*GIVEN PROBLEM*:
Provide again, from the entries below, every line from the one containing "Recreate this image" through the one containing "(0,0) rectangle (1105,511);", exactly as written, and no other line.

** Start **

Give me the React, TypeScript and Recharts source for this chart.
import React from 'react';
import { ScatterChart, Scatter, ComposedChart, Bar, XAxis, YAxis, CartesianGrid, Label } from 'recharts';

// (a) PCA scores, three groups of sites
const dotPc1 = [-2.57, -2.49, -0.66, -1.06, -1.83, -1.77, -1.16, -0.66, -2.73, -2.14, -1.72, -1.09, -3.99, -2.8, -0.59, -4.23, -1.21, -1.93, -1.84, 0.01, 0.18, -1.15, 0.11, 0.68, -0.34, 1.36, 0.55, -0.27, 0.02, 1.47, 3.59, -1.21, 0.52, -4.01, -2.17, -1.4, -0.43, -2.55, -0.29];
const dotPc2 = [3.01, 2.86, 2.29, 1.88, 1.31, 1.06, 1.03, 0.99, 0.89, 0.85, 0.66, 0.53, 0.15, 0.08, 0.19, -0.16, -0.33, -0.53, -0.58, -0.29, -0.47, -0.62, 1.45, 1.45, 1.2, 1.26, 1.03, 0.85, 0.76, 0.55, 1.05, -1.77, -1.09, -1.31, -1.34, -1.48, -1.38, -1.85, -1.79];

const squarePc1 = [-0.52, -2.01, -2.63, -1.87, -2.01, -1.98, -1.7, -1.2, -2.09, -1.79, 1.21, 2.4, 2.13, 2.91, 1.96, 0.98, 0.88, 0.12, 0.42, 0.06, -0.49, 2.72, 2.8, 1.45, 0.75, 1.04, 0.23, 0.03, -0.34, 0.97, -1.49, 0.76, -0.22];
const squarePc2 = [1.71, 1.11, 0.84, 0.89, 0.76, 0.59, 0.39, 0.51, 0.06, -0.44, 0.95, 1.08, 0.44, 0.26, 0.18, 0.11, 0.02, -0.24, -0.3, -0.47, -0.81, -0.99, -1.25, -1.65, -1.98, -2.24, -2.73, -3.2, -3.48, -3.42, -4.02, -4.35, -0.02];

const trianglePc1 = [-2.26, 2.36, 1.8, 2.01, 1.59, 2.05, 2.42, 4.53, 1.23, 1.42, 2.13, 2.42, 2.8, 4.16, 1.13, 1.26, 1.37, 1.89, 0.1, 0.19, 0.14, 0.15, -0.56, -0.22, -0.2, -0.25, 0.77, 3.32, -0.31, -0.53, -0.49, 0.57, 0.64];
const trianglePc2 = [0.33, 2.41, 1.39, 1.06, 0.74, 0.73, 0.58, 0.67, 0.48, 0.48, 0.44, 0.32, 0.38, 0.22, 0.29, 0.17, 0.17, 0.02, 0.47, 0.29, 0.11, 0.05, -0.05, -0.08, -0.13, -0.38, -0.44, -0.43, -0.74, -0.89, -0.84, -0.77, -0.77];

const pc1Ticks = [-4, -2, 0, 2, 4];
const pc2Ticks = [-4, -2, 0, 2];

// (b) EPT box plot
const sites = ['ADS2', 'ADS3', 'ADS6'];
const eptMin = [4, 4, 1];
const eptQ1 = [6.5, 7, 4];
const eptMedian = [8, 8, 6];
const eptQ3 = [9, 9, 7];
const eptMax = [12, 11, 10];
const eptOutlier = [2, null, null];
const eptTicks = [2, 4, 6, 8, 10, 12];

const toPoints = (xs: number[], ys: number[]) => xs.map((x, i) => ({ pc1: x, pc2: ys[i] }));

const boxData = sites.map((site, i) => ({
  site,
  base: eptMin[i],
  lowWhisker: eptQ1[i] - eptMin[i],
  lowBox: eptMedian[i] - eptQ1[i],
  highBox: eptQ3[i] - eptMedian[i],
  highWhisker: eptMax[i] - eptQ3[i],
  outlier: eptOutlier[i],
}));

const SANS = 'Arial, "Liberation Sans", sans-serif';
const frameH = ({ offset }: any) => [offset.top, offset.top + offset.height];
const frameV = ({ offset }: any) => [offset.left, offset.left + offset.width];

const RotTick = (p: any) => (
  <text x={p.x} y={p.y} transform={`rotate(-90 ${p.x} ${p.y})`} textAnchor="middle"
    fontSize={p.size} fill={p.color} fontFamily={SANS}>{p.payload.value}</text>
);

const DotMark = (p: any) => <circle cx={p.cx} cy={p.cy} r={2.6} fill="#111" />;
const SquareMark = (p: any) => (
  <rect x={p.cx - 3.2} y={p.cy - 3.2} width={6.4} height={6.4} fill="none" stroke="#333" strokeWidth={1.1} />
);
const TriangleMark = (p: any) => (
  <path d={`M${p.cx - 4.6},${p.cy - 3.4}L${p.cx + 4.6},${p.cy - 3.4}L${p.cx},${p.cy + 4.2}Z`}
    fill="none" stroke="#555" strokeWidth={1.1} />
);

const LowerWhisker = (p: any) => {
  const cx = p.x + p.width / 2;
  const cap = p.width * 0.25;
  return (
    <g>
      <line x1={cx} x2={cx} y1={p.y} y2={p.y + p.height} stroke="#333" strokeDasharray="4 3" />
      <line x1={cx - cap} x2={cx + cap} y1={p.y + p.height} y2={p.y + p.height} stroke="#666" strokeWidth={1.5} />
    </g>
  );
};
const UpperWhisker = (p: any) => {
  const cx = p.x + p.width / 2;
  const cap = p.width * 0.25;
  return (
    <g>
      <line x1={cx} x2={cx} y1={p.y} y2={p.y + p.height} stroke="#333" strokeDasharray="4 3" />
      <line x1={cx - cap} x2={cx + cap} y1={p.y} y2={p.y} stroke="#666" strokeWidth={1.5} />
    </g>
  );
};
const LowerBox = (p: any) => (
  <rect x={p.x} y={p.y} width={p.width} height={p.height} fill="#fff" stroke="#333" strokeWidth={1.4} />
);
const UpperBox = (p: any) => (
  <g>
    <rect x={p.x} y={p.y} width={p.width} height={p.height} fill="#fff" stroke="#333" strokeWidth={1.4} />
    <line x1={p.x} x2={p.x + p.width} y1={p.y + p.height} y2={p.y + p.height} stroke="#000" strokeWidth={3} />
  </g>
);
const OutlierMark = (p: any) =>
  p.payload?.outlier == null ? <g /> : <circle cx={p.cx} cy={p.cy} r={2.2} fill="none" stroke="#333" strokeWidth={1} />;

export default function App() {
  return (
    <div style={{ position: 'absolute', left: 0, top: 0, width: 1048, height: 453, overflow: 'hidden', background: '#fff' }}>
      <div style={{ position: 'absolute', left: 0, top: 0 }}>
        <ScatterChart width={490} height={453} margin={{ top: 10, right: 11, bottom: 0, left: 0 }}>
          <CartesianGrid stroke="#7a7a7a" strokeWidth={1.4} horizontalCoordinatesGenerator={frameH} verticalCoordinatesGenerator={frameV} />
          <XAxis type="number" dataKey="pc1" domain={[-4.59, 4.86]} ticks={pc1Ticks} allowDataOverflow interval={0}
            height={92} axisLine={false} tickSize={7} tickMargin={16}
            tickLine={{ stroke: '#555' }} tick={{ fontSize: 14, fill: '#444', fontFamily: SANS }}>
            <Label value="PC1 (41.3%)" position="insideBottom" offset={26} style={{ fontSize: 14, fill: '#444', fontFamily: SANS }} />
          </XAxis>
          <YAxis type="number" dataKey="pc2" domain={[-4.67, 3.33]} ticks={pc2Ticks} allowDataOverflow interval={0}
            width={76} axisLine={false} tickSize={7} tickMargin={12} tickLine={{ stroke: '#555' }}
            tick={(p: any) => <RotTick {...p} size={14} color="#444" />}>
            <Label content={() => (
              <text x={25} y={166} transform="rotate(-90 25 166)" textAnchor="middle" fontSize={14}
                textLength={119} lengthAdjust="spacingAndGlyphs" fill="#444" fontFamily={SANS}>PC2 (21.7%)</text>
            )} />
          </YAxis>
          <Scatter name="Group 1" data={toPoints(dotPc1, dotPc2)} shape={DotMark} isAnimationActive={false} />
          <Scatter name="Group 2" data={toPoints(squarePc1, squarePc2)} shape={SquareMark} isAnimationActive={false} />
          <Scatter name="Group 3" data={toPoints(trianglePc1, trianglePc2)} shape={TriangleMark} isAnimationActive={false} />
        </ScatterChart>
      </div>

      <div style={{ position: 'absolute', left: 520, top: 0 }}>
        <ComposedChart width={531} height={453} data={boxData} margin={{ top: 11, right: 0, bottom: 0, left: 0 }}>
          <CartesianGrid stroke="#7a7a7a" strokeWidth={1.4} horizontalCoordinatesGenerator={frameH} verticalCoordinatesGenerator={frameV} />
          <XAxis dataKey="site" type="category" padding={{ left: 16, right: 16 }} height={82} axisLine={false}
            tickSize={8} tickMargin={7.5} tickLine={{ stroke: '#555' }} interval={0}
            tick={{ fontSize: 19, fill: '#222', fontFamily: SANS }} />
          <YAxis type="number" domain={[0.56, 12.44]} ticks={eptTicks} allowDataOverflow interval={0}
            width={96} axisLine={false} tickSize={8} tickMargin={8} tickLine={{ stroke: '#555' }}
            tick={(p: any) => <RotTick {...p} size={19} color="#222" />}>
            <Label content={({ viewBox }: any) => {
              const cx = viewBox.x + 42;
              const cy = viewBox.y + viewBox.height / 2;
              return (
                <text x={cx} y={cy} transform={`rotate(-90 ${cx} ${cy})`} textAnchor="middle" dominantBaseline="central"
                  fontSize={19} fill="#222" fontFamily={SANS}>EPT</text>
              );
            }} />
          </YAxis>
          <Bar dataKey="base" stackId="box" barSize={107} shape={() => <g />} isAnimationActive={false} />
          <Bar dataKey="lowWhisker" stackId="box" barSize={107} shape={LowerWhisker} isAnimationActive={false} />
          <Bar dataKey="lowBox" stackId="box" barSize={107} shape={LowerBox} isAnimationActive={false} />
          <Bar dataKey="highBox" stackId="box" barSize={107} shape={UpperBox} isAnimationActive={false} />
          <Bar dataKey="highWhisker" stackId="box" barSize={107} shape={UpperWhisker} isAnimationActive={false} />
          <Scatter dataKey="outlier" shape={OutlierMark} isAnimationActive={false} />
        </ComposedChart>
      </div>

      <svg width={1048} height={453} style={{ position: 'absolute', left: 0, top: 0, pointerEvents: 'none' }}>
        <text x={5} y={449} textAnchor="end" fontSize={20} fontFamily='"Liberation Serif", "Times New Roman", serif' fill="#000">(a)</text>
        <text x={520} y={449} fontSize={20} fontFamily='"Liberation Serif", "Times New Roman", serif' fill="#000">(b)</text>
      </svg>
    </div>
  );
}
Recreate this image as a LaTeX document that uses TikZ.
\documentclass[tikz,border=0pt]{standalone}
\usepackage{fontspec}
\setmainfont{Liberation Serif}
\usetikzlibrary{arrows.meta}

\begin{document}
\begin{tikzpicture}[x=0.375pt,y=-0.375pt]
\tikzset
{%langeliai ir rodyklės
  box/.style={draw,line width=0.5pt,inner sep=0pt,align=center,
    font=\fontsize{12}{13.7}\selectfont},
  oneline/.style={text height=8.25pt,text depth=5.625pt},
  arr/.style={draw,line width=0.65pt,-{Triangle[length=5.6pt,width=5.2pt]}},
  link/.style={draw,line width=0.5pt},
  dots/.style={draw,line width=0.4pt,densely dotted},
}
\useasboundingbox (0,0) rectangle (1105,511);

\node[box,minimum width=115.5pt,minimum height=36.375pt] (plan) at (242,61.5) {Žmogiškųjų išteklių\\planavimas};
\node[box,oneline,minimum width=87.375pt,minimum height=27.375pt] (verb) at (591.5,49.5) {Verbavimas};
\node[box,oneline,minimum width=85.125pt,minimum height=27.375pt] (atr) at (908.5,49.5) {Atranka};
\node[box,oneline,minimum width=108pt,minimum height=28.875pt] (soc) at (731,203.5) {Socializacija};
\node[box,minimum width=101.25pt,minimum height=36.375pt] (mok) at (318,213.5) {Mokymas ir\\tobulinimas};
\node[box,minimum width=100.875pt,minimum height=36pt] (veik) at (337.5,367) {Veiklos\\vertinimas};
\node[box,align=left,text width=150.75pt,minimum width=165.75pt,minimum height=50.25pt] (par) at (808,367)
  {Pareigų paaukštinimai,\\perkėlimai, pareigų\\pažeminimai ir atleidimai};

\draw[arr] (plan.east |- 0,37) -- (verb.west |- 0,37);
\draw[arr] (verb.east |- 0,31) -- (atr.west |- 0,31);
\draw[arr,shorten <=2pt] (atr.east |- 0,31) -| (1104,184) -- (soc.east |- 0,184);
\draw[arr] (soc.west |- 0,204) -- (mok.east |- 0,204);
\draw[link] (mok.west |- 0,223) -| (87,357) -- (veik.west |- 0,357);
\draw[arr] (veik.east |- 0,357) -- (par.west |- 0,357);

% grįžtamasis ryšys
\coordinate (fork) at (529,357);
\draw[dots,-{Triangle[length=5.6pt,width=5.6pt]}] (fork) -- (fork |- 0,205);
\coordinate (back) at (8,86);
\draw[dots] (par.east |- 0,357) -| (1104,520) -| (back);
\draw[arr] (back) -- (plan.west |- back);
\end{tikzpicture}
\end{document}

** End **

*WRITTEN RESPONSE*:
Recreate this image as a LaTeX document that uses TikZ.
\documentclass[tikz,border=0pt]{standalone}
\usepackage{fontspec}
\setmainfont{Liberation Serif}
\usetikzlibrary{arrows.meta}

\begin{document}
\begin{tikzpicture}[x=0.375pt,y=-0.375pt]
\tikzset
{%langeliai ir rodyklės
  box/.style={draw,line width=0.5pt,inner sep=0pt,align=center,
    font=\fontsize{12}{13.7}\selectfont},
  oneline/.style={text height=8.25pt,text depth=5.625pt},
  arr/.style={draw,line width=0.65pt,-{Triangle[length=5.6pt,width=5.2pt]}},
  link/.style={draw,line width=0.5pt},
  dots/.style={draw,line width=0.4pt,densely dotted},
}
\useasboundingbox (0,0) rectangle (1105,511);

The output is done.